Pretty Boy Floyd – Woody Guthrie

Pretty Boy Floyd is a partially fictionalized bio-song about a bankrobber whose real name was Charles Arthur Floyd.  His parents had a small farm, they were dirt-poor. His father spent most of his time trying to stay one step ahead of foreclosure. Droughts, plagues and dust storms brought farm production down to a crawl. In an attempt to help keep themselves fed the family became involved in the bootlegging business. After several petty robberies, Floyd served served five years in prison for a payroll robbery in 1925 in St. Louis, Missouri and when paroled, vowed that he would never see the inside of another prison. He committed a series of bank robberies over the next several years; and earned the nickname "Pretty Boy" when the payroll master at one robbery described him as "a mere boy — a pretty boy with apple cheeks." Like his contemporary Baby Face Nelson, Floyd hated his nickname.

He was a folk hero to the people of Oklahoma who perceived him as a "Sagebrush Robin Hood", stealing from the rich banks to help the poor eat by buying them groceries and tearing up their mortgages during the robberies.  He was a gentleman even in his crimes, always well groomed, immaculately dressed and courteous to his victims.  Legend has it that Pretty Boy Floyd found it easy to hide among the poor farmers and sharecroppers who had little affection for the law or the banks as both were held responsible for so many people losing their farms.

Eventually, Pretty Boy Floyd’s crimes placed him on the FBI’s Most Wanted list as Public Enemy #1 and drew the attention of agent, Melvin Purvis, who eventually caught up with him in East Liverpool, Ohio on October 22, 1934 and, according to some eye-witness accounts, after Floyd was wounded and disarmed, Purvis had him executed.

Floyd's funeral in Sallisaw, Oklahoma was attended by between 20,000 and 40,000 people and remains the largest funeral in Oklahoma history.


Do Re Mi – Woody Guthrie

"Do Re Mi" was written by Woody Guthrie and deals with the experiences and reception of Dust Bowl migrants when they arrived in California. The song takes the form of a warning to would-be migrants to stay where they are (places of origin mentioned include Texas, Oklahoma, Kansas, Georgia and Tennessee) but is also a protest song that chides the State of California for its treatment of those who’ve fallen on hard times.

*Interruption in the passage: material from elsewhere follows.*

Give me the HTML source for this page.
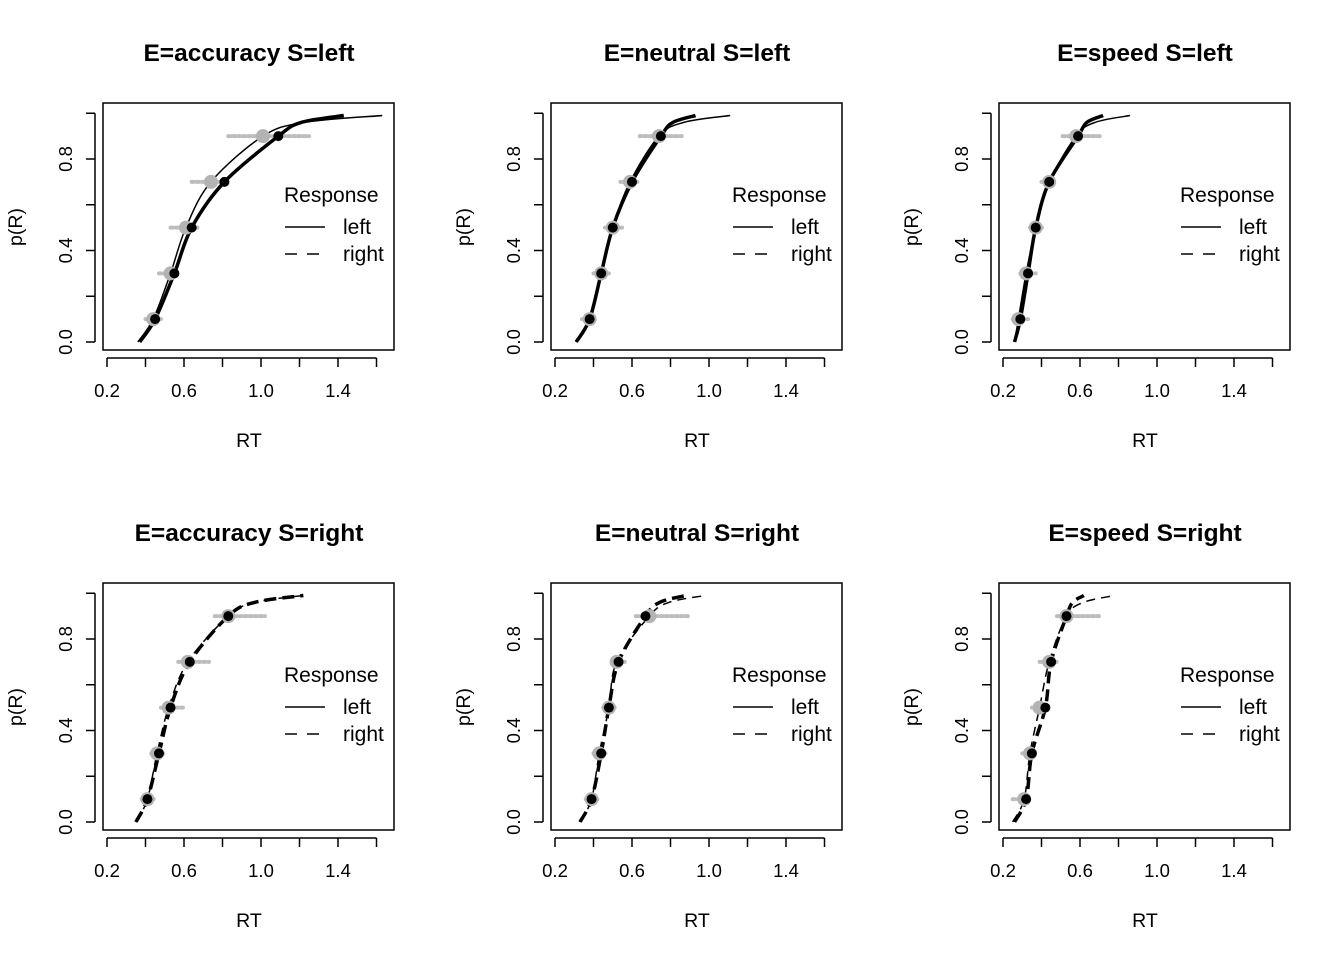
<!DOCTYPE html>
<html><head><meta charset="utf-8"><style>
body{margin:0;background:#fff}
svg text{font-family:"Liberation Sans",Arial,sans-serif;fill:#000}
</style></head><body>
<svg id="chart" width="1344" height="960" viewBox="0 0 1344 960"></svg>
<script>
const titles=["E=accuracy S=left","E=neutral S=left","E=speed S=left","E=accuracy S=right","E=neutral S=right","E=speed S=right"];
const probs=[0.1,0.3,0.5,0.7,0.9];
const xTicks=[0.2,0.4,0.6,0.8,1.0,1.2,1.4,1.6];
const xTickLabels=["0.2","","0.6","","1.0","","1.4",""];
const yTicks=[0,0.2,0.4,0.6,0.8,1.0];
const yTickLabels=["0.0","","0.4","","0.8",""];
const obsQ=[[0.45,0.55,0.64,0.81,1.09],[0.38,0.44,0.50,0.60,0.75],[0.29,0.33,0.37,0.44,0.59],[0.41,0.47,0.53,0.63,0.83],[0.39,0.44,0.48,0.53,0.67],[0.32,0.35,0.42,0.45,0.53]];
const obsStart=[0.37,0.31,0.26,0.35,0.33,0.26];
const obsEnd=[1.43,0.93,0.72,1.22,0.88,0.62];
const modQ=[[0.44,0.53,0.61,0.74,1.01],[0.38,0.44,0.50,0.59,0.74],[0.28,0.32,0.37,0.44,0.58],[0.41,0.46,0.52,0.62,0.83],[0.39,0.43,0.48,0.52,0.69],[0.31,0.34,0.39,0.44,0.53]];
const modStart=[0.36,0.31,0.26,0.35,0.33,0.25];
const modEnd=[1.63,1.11,0.86,1.22,0.98,0.78];
const spreadLo=[[0.40,0.47,0.53,0.64,0.83],[0.34,0.40,0.46,0.54,0.64],[0.25,0.29,0.34,0.40,0.51],[0.38,0.43,0.48,0.57,0.76],[0.36,0.40,0.45,0.50,0.62],[0.25,0.30,0.35,0.39,0.48]];
const spreadHi=[[0.48,0.57,0.67,0.81,1.25],[0.41,0.48,0.55,0.63,0.87],[0.33,0.37,0.41,0.47,0.71],[0.45,0.50,0.60,0.73,1.02],[0.42,0.47,0.51,0.57,0.89],[0.33,0.36,0.43,0.49,0.71]];
const dashed=[false,false,false,true,true,true];
const NS="http://www.w3.org/2000/svg";
const svg=document.getElementById('chart');
function mk(t,a,p){const e=document.createElementNS(NS,t);for(const k in a)e.setAttribute(k,a[k]);(p||svg).appendChild(e);return e;}
function smooth(pts){let d="M"+pts[0][0]+","+pts[0][1];for(let i=0;i<pts.length-1;i++){const p0=pts[Math.max(0,i-1)],p1=pts[i],p2=pts[i+1],p3=pts[Math.min(pts.length-1,i+2)];const c1=[p1[0]+(p2[0]-p0[0])/6,p1[1]+(p2[1]-p0[1])/6],c2=[p2[0]-(p3[0]-p1[0])/6,p2[1]-(p3[1]-p1[1])/6];d+=" C"+c1+" "+c2+" "+p2;}return d;}
const boxL=[103,551,999],boxT=[103,583],W=291,H=247;
for(let k=0;k<6;k++){
 const L=boxL[k%3],T=boxT[Math.floor(k/3)];
 const g=mk('g',{});
 
 
 const X=v=>L+4+(v-0.2)*192.5;
 const Y=v=>T+H-8-v*228.75;
 const t=mk('text',{x:L+146,y:T-42,'text-anchor':'middle','font-size':24.5,'font-weight':'bold'},g);t.textContent=titles[k];
 
 mk('rect',{x:L,y:T,width:W,height:H,fill:'none',stroke:'#000','stroke-width':1.5},g);
 mk('line',{x1:X(0.2),x2:X(1.6),y1:T+H+8,y2:T+H+8,stroke:'#000','stroke-width':1.5},g);
 xTicks.forEach((v,i)=>{mk('line',{x1:X(v),x2:X(v),y1:T+H+8,y2:T+H+17,stroke:'#000','stroke-width':1.5},g);
  if(xTickLabels[i]){const s=mk('text',{x:X(v),y:T+H+47,'text-anchor':'middle','font-size':18.5},g);s.textContent=xTickLabels[i];}});
 mk('line',{x1:L-8,x2:L-8,y1:Y(0),y2:Y(1),stroke:'#000','stroke-width':1.5},g);
 yTicks.forEach((v,i)=>{mk('line',{x1:L-8,x2:L-17,y1:Y(v),y2:Y(v),stroke:'#000','stroke-width':1.5},g);
  if(yTickLabels[i]){const s=mk('text',{x:0,y:0,'text-anchor':'middle','font-size':18.5,transform:`translate(${L-31},${Y(v)}) rotate(-90)`},g);s.textContent=yTickLabels[i];}});
 const xl=mk('text',{x:L+146,y:T+H+97,'text-anchor':'middle','font-size':19.5},g);xl.textContent="RT";
 
 const yl=mk('text',{x:0,y:0,'text-anchor':'middle','font-size':19.5,transform:`translate(${L-81},${T+124}) rotate(-90)`},g);yl.textContent="p(R)";
 
 probs.forEach((p,i)=>{const ln=mk('line',{x1:X(spreadLo[k][i]),x2:X(spreadHi[k][i]),y1:Y(p),y2:Y(p),stroke:'#bdbdbd','stroke-width':4,'stroke-dasharray':'2 3','stroke-linecap':'round'},g);
  });
 const da=dashed[k]?'9 6':'none';
 const mp=[[X(modStart[k]),Y(0)]].concat(probs.map((p,i)=>[X(modQ[k][i]),Y(p)]),[[X(modEnd[k]),Y(0.99)]]);
 mp.splice(mp.length-1,0,[X(modQ[k][4]+(modEnd[k]-modQ[k][4])*0.35),Y(0.96)]);
 const ml=mk('path',{d:smooth(mp),fill:'none',stroke:'#000','stroke-width':1.5,'stroke-dasharray':da},g);
 
 const op=[[X(obsStart[k]),Y(0)]].concat(probs.map((p,i)=>[X(obsQ[k][i]),Y(p)]),[[X(obsEnd[k]),Y(0.99)]]);
 op.splice(op.length-1,0,[X(obsQ[k][4]+(obsEnd[k]-obsQ[k][4])*0.35),Y(0.96)]);
 const ol=mk('path',{d:smooth(op),fill:'none',stroke:'#000','stroke-width':3.5,'stroke-dasharray':dashed[k]?'12 6':'none'},g);
 
 probs.forEach((p,i)=>{const c=mk('circle',{cx:X(modQ[k][i]),cy:Y(p),r:7,fill:'#b3b3b3'},g);
  });
 probs.forEach((p,i)=>{const c=mk('circle',{cx:X(obsQ[k][i]),cy:Y(p),r:5,fill:'#000'},g);
  });
 const lg=mk('g',{},g);
 const r=mk('text',{x:L+181,y:T+99,'font-size':21},lg);r.textContent="Response";
 mk('line',{x1:L+182,x2:L+222,y1:T+124,y2:T+124,stroke:'#000','stroke-width':1.5},lg);
 const a=mk('text',{x:L+240,y:T+131,'font-size':21},lg);a.textContent="left";
 mk('line',{x1:L+182,x2:L+222,y1:T+151,y2:T+151,stroke:'#000','stroke-width':1.5,'stroke-dasharray':'12 10'},lg);
 const b=mk('text',{x:L+240,y:T+158,'font-size':21},lg);b.textContent="right";
}
</script>
</body></html>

Although the weather was comparatively balmy and farmers' fields were bountiful with produce, Californians also felt the effects of the Depression. Local and state infrastructures were already overburdened, and the steady stream of newly arriving migrants was more than many Californians could bear. For those unfortunate people who had survived the droughts, the dust storms and being evicted from their farms by the banks they then found themselves turned away at the California border simply for not having enough money. In early 1936, the Los Angeles Police Department sent 150 police officers to points along the Arizona border with orders to stop anyone without sufficient funds to support themselves until the ACLU filed suit in Federal Court. In addition, laws were passed in California making it a crime to transport an “indigent person” into the state. These laws were later declared unconstitutional by the U.S. Supreme Court declaring “indigence alone cannot be used by a state to limit a person’s rights as a citizen.”

Pastures of Plenty – Woody Guthrie

Woody Guthrie wrote "Pastures of Plenty" about the lives of migrant agricultural workers, as described in John Steinbeck's "Grapes of Wrath." Guthrie wrote this after the Bonneville Power Administration (BPA) hired him for a 30-day period to write songs about their projects, including the "Grand Coulee Dam." Guthrie poetically tells the story and expands our understanding of the hard work and the inherent dignity of these forgotten workers.